Global commerce moves quickly—yet traditional payment rails often lag behind. High fees, long settlement windows, and limited banking access keep millions of businesses and individuals underserved. As commerce grows, these shortfalls become more apparent. Rather than innovating, conventional systems have remained locked into multi-layered processes that add friction. Stablecoins and on-chain liquidity providers, however, are emerging as a real solution.
Why Traditional Banking Falls Short
- Inefficiency: Sending funds via SWIFT can take one to three business days—even longer if manual checks are involved. Multiple intermediaries add overhead and risk of delays.
- High Fees: Banks charge sending, receiving, and intermediary fees. Some transactions incur foreign exchange commissions. These costs pile up, eating into profit margins.
- Limited Access: Many markets in Africa, Latin America, and Southeast Asia struggle to access global banking networks, leaving them hamstrung by outdated or non-existent infrastructure.
Fintech solutions like Wise and PayPal improved convenience in developed regions, but they still tap into the same legacy rails. Settlement can be slow and costly. According to a Foley report, cross-border settlements soared to $190.1 trillion in 2023 and are poised to exceed $290 trillion by 2030. In such a fast-growing environment, high fees and liquidity gaps only widen.
Enter Stablecoins and On-Chain Liquidity
Stablecoins are cryptocurrencies pegged to a fiat asset—often the U.S. dollar—operating on permissionless blockchains 24/7, without intermediaries. Transaction costs are near-zero, and transfers finalize in seconds or minutes. Users avoid the volatility of typical crypto assets, benefiting from the predictability of a stable peg.

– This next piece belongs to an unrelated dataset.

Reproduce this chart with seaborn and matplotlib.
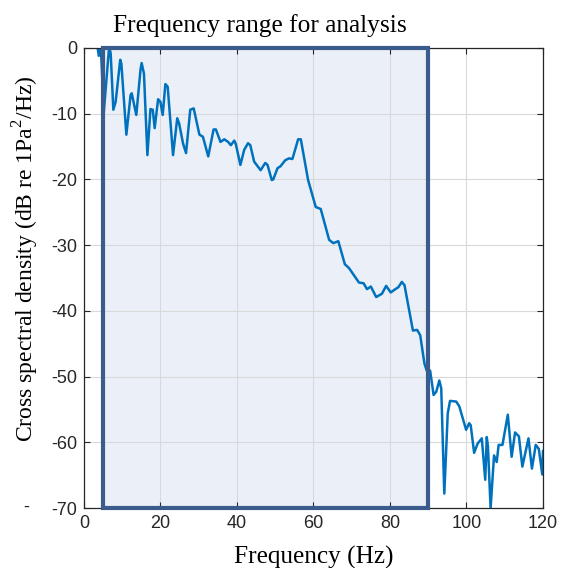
import matplotlib
matplotlib.use("Agg")
import matplotlib.pyplot as plt
import seaborn as sns
import pandas as pd
from matplotlib.patches import Rectangle

# ---- data ----
freq = [3.4, 3.9, 4.4, 5.2, 6.6, 7.0, 7.7, 8.3, 9.5, 9.8, 11.1, 12.2, 12.5, 13.7,
        14.8, 15.1, 15.7, 16.6, 17.4, 18.0, 18.5, 19.4, 20.0, 20.6, 21.3, 21.9,
        23.3, 24.4, 24.9, 25.9, 26.7, 27.8, 28.7, 30.2, 31.1, 32.5, 33.9, 34.5,
        35.7, 36.7, 37.7, 38.4, 39.3, 39.7, 40.9, 41.9, 42.9, 43.5, 44.5, 46.2,
        47.4, 48.0, 49.1, 49.5, 50.6, 51.4, 52.6, 53.6, 54.5, 56.0, 56.7, 58.6,
        60.6, 61.9, 64.1, 65.2, 66.5, 68.2, 69.3, 71.9, 73.1, 74.0, 75.0, 76.4,
        77.9, 79.0, 80.2, 81.4, 82.2, 83.1, 83.8, 86.0, 87.1, 87.9, 89.0, 89.6,
        90.5, 91.4, 92.1, 92.9, 93.4, 94.2, 95.1, 95.7, 97.3, 98.1, 99.9, 100.7,
        101.1, 102.0, 102.9, 104.0, 104.9, 105.3, 105.6, 106.3, 107.2, 107.9,
        108.4, 109.4, 110.8, 111.8, 112.7, 113.7, 114.6, 116.2, 117.1, 118.1,
        118.9, 119.8, 120.0]
csd_db = [0.8, -1.2, 0.5, -9.8, 0.2, -0.8, -9.4, -8.2, -1.8, -2.4, -13.2, -7.2, -6.9, -10.2,
          -3.3, -2.3, -3.9, -16.3, -9.3, -9.4, -12.2, -7.8, -8.2, -10.2, -5.5, -5.9,
          -16.3, -10.7, -11.5, -14.5, -16.0, -9.4, -9.2, -13.2, -13.5, -16.5, -12.4, -12.4,
          -14.3, -13.9, -14.3, -14.8, -14.1, -14.6, -17.8, -15.5, -14.5, -14.8, -17.3, -18.6,
          -17.5, -17.8, -20.1, -20.0, -18.3, -18.0, -17.1, -16.8, -16.9, -13.9, -13.9, -20.1,
          -24.2, -24.5, -29.2, -29.7, -29.4, -32.9, -33.5, -35.7, -35.8, -36.7, -36.3, -37.9,
          -37.4, -36.2, -37.2, -36.7, -36.4, -35.6, -36.1, -43.0, -42.9, -43.7, -48.0, -49.1,
          -49.1, -52.8, -52.3, -50.6, -51.8, -67.8, -55.6, -53.7, -53.8, -54.5, -58.1, -57.1,
          -57.4, -61.6, -60.2, -59.4, -65.7, -59.2, -60.6, -70.0, -62.0, -63.0,
          -60.4, -60.4, -55.8, -62.2, -58.5, -59.1, -63.7, -59.4, -64.0, -60.4,
          -61.0, -64.9, -61.3]
band = [5, 90]          # analysis frequency range (Hz)
x_ticks = [0, 20, 40, 60, 80, 100, 120]
y_ticks = [0, -10, -20, -30, -40, -50, -60, -70]

title = "Frequency range for analysis"
xlabel = "Frequency (Hz)"
ylabel = "Cross spectral density (dB re 1Pa$^2$/Hz)"

df = pd.DataFrame({"f": freq, "csd": csd_db})

sns.set_theme(style="white")
plt.rcParams["font.family"] = ["Liberation Sans", "DejaVu Sans"]
plt.rcParams["mathtext.fontset"] = "custom"
plt.rcParams["mathtext.rm"] = "Liberation Serif"

fig = plt.figure(figsize=(5.63, 5.68), dpi=100)
ax = fig.add_axes([0.149, 0.1056, 0.8155, 0.81])

ymin, ymax = -70, 0
# shaded band
ax.add_patch(Rectangle((band[0], ymin), band[1] - band[0], ymax - ymin,
                       facecolor="#ebf0f8", edgecolor="none", zorder=0.5))
ax.grid(True, color="#d9d9d9", linewidth=0.8, zorder=1)
ax.set_axisbelow(True)

sns.lineplot(data=df, x="f", y="csd", ax=ax, color="#0072BD", linewidth=1.8,
             zorder=2, estimator=None, sort=False)

ax.add_patch(Rectangle((band[0], ymin), band[1] - band[0], ymax - ymin,
                       facecolor="none", edgecolor="#3b5b8c", linewidth=3.0,
                       zorder=3, clip_on=False))

ax.set_xlim(0, 120)
ax.set_ylim(ymin, ymax)
ax.set_xticks(x_ticks)
ax.set_yticks(y_ticks)
ax.set_xticklabels([str(v) for v in x_ticks])
ax.set_yticklabels([str(v) for v in y_ticks])
ax.tick_params(direction="in", length=4, width=0.8, colors="#262626",
               labelsize=13, top=True, right=True, bottom=True, left=True,
               labelcolor="#262626", pad=5)
for s in ax.spines.values():
    s.set_visible(True)
    s.set_color("#262626")
    s.set_linewidth(0.9)

serif = ["Liberation Serif", "DejaVu Serif"]
fig.text(113.3 / 563, 1 - 32.3 / 568, title, fontsize=18.3, family=serif,
         color="black", ha="left", va="baseline")
ax.set_xlabel(xlabel, fontsize=18.2, family=serif, color="black")
ax.xaxis.label.set_va("baseline")
ax.xaxis.set_label_coords(0.5, -0.1202)
ax.set_ylabel(ylabel, fontsize=17, family=serif, color="black")
ax.yaxis.set_label_coords(-0.094, 0.5424)

fig.text(0.046, 0.107, "-", fontsize=13, color="#262626", ha="center", va="center")

fig.savefig("out.png", dpi=100)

What’s Driving Their Success?
- Market Growth: The combined stablecoin market cap has soared above $230 billion. Tether (USDT) alone has surged from $4.6 billion (March 2020) to over $142 billion, underscoring intense demand for stable, on-chain assets.
- Always On, Always Accessible: Unlike banks that observe business hours and settle transactions over days, stablecoins finalize payments any time of day, anywhere in the world.
- Low Barrier to Entry: Individuals and businesses with little banking access can rely on stablecoins and local on-chain liquidity providers to move funds cross-border.
On-Chain Liquidity Bridges the Gap
For stablecoins to move seamlessly, they need liquidity—enough buyers and sellers on hand to swap between currencies without slippage or delay. On-chain liquidity providers like MANSA fulfill this role, creating pools that instantly convert stablecoin balances into local currencies (and vice versa).
Example: A Nigerian Exporter
A typical cross-border payment might involve multiple currency exchanges—EUR to USD to NGN, each step incurring steep fees. With stablecoins, a Nigerian exporter can accept USDT from a European client, then rely on on-chain liquidity pools to convert it directly into NGN at minimal cost. Settlement is rapid, drastically reducing overhead and risk.
Real Gains for Underserved Markets
Regions like Africa and Latin America are benefitting first from stablecoins. Brazil saw $12.9 billion in net crypto imports over the first nine months of 2024—70% in stablecoins. By addressing real-world needs for low-cost remittances and easily accessible capital, stablecoins are bridging finance gaps that legacy systems failed to close.
Policy Implications
Regulators increasingly see that stablecoins aren’t a threat, but a catalyst for progress. Smooth, near-instant cross-border transactions enhance economic inclusion and reduce reliance on precarious intermediaries. Ultimately, stablecoins can complement rather than supplant existing financial infrastructures, especially when integrated with compliance-friendly solutions.
The Future of Global Payments
Stablecoins and on-chain liquidity are no longer mere experiments. They’ve become indispensable tools for modern finance, cutting out the complexities and expenses that hamper traditional cross-border flows. Banks and fintech startups are already integrating stablecoins into their back-end systems. Wise, for example, taps directly into Japan’s Zengin network to cut out costly intermediaries.
While stablecoins won’t erase the role of banks overnight, their rapid adoption indicates a growing acceptance of programmable money and constant liquidity. As more businesses discover stablecoins’ stability and speed, reliance on outdated models will fade. This shift marks a critical turning point in global commerce—a decisive move toward frictionless, transparent, and universally accessible payments.